Les critères permettant aux assurés de la CNSS de bénéficier de l’Indemnité pour Perte d’Emploi (IPE) ne sont pas figés dans le temps. Ils peuvent très bien évoluer en fonction des ressources et des dépenses. Tout est question d’équilibrage.
Pour bénéficier de l’IPE, le salarié assuré à la CNSS doit remplir un formulaire qui contient une partie réservée à l’employeur. Que faites-vous en cas de litige entre le salarié et son patron qui refuse d’attester que son employé est en situation de perte d’emploi involontaire?
Quand l’employeur ne renseigne pas la partie qui lui est réservée dans le formulaire relatif à la demande d’IPE, l’arbitrage peut s’effectuer à travers le recours au PV de l’inspection du travail.
Quelles perspectives pour l’IPE? Quand pourra-t-on voir plus clair dans les correctifs qui pourraient être apportés au système?
Il est prévu de faire un bilan d’étape de l’IPE avec les parties prenantes à cette opération. Ce bilan permettra d’avoir une vue d’ensemble sur cette nouvelle prestation. Cela va nous permettre de voir quels sont les points à améliorer dans le cadre de l’IPE.
Le montant mensuel de l’IPE est égal à 70% du salaire de référence (salaire mensuel moyen déclaré des 36 derniers mois), mais ne dépasse pas le SMIG. Ne pensez-vous pas que ce montant est faible? Là aussi, quelle solution?

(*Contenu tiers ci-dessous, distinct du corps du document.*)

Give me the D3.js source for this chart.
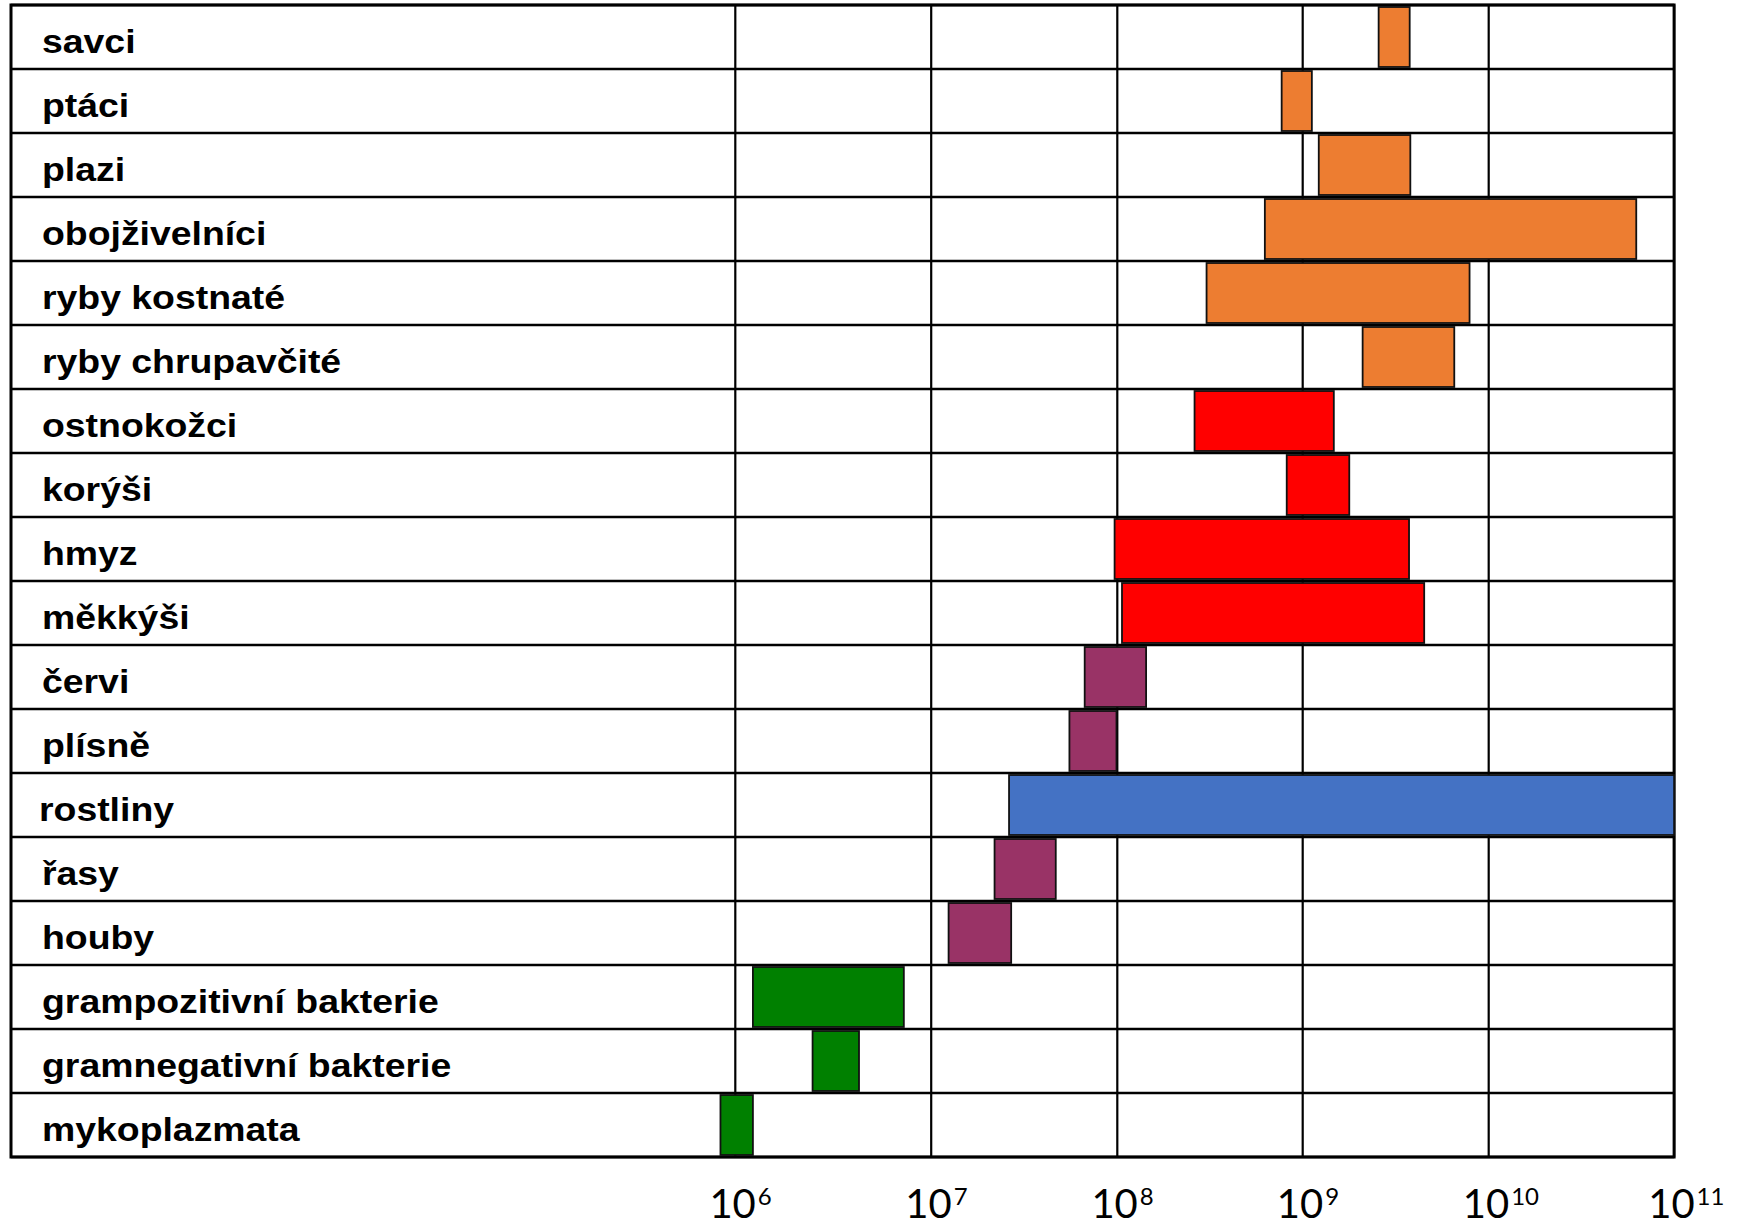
<!DOCTYPE html>
<html>
<head>
<meta charset="utf-8">
<script src="https://cdn.jsdelivr.net/npm/d3@7"></script>
<style>
  html, body { margin: 0; padding: 0; background: #fff; }
  svg { display: block; }
</style>
</head>
<body>
<svg id="chart" width="1742" height="1228"></svg>
<script>
// ---------- DATA ----------
const categories = ["savci", "ptáci", "plazi", "obojživelníci", "ryby kostnaté", "ryby chrupavčité",
  "ostnokožci", "korýši", "hmyz", "měkkýši", "červi", "plísně", "rostliny", "řasy", "houby",
  "grampozitivní bakterie", "gramnegativní bakterie", "mykoplazmata"];
const groups = ["obratlovci", "obratlovci", "obratlovci", "obratlovci", "obratlovci", "obratlovci",
  "bezobratlí", "bezobratlí", "bezobratlí", "bezobratlí", "nižší", "nižší", "rostliny", "nižší", "nižší",
  "bakterie", "bakterie", "bakterie"];
const minValues = [2.56e9, 7.7e8, 1.22e9, 6.25e8, 3.03e8, 2.1e9,
  2.61e8, 8.2e8, 9.67e7, 1.06e8, 6.68e7, 5.53e7, 2.62e7, 2.19e7, 1.24e7,
  1.23e6, 2.48e6, 8.4e5];
const maxValues = [3.76e9, 1.12e9, 3.79e9, 6.25e10, 7.89e9, 6.53e9,
  1.47e9, 1.78e9, 3.73e9, 4.5e9, 1.43e8, 9.9e7, 1e11, 4.67e7, 2.69e7,
  7.25e6, 4.28e6, 1.23e6];
const tickValues = [1e6, 1e7, 1e8, 1e9, 1e10, 1e11];
const tickBase = ["10", "10", "10", "10", "10", "10"];
const tickExp = ["6", "7", "8", "9", "10", "11"];

(function () {
  // ---------- STYLE / LAYOUT ----------
  const colorOf = {
    "obratlovci": "#ED7D31",
    "bezobratlí": "#FF0000",
    "nižší": "#993366",
    "rostliny": "#4472C4",
    "bakterie": "#008000"
  };
  const gridLeft = 11, gridTop = 5, gridBottom = 1157;
  // pixel positions of the decade lines (first decade is slightly wider in the reference)
  const decadePx = [735.3, 931.2, 1117.3, 1302.7, 1488.7, 1674.1];
  const xRight = decadePx[decadePx.length - 1];

  const svg = d3.select("#chart");

  const x = d3.scaleLog().domain(tickValues).range(decadePx);
  const y = d3.scaleBand().domain(categories).range([gridTop, gridBottom]).padding(0);
  const bw = y.bandwidth();
  const barH = 60;

  const rows = categories.map((c, i) => ({
    cat: c, group: groups[i], lo: minValues[i], hi: maxValues[i]
  }));

  // grid: horizontal row lines
  const gGrid = svg.append("g");
  const rowEdges = categories.map(c => y(c)).concat([gridBottom]);
  gGrid.selectAll("line.h").data(rowEdges).join("line")
    .attr("class", "h")
    .attr("x1", gridLeft).attr("x2", xRight)
    .attr("y1", d => d).attr("y2", d => d)
    .attr("stroke", "#000").attr("stroke-width", 2.6);

  // vertical decade lines
  gGrid.selectAll("line.v").data(tickValues).join("line")
    .attr("class", "v")
    .attr("x1", d => x(d)).attr("x2", d => x(d))
    .attr("y1", gridTop).attr("y2", gridBottom)
    .attr("stroke", "#000").attr("stroke-width", 2.2);

  // outer border
  gGrid.append("rect")
    .attr("x", gridLeft).attr("y", gridTop)
    .attr("width", xRight - gridLeft).attr("height", gridBottom - gridTop)
    .attr("fill", "none").attr("stroke", "#000").attr("stroke-width", 3);

  // bars
  svg.append("g").selectAll("rect").data(rows).join("rect")
    .attr("x", d => x(d.lo))
    .attr("width", d => x(d.hi) - x(d.lo))
    .attr("y", d => y(d.cat) + (bw - barH) / 2)
    .attr("height", barH)
    .attr("fill", d => colorOf[d.group])
    .attr("stroke", "#111")
    .attr("stroke-width", 1.8);

  // category labels
  const gLab = svg.append("g");
  gLab.selectAll("g").data(rows).join("g")
    .attr("transform", d => `translate(${d.cat === "rostliny" ? 39 : 42},${y(d.cat) + 47.5})`)
    .append("text")
    .attr("transform", "scale(1.14,1)")
    .attr("font-family", "'Liberation Sans', Arial, sans-serif")
    .attr("font-weight", "bold")
    .attr("font-size", 32.8)
    .attr("fill", "#000")
    .text(d => d.cat);

  // x axis with power-of-ten labels (base and exponent as separate texts)
  const axis = d3.axisBottom(x).tickValues(tickValues).tickSize(0).tickFormat("");
  const gAxis = svg.append("g").attr("transform", `translate(0,${gridBottom})`).call(axis);
  gAxis.select(".domain").remove();
  gAxis.selectAll(".tick").each(function (d, i) {
    const t = d3.select(this);
    t.select("text").remove();
    t.append("text")
      .attr("x", 20).attr("y", 61)
      .attr("text-anchor", "end")
      .attr("font-family", "Lato, 'Open Sans', sans-serif")
      .attr("font-size", 40)
      .attr("fill", "#000")
      .text(tickBase[i]);
    t.append("text")
      .attr("x", 22).attr("y", 48)
      .attr("text-anchor", "start")
      .attr("font-family", "Lato, 'Open Sans', sans-serif")
      .attr("font-size", 24)
      .attr("fill", "#000")
      .text(tickExp[i]);
  });
})();
</script>
</body>
</html>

Cette question de montant est à inclure dans le bilan à venir de l’IPE. Le montant de cette indemnité, tel qu’il a été défini, correspond en effet à 70% du salaire de référence déclaré des 36 derniers mois précédant la perte d’emploi involontaire, mais ne dépassant pas le SMIG. Pour la majorité des assurés, ce calcul n’est pas pénalisant, puisque 73% des assurés ne sont pas concernés par ce plafonnement. Ceci dit, rien n’est figé. Il est tout à fait possible de revoir ce montant si la conjoncture et les moyens le permettent. Le plus important, c’est de commencer, l’évolution vient après.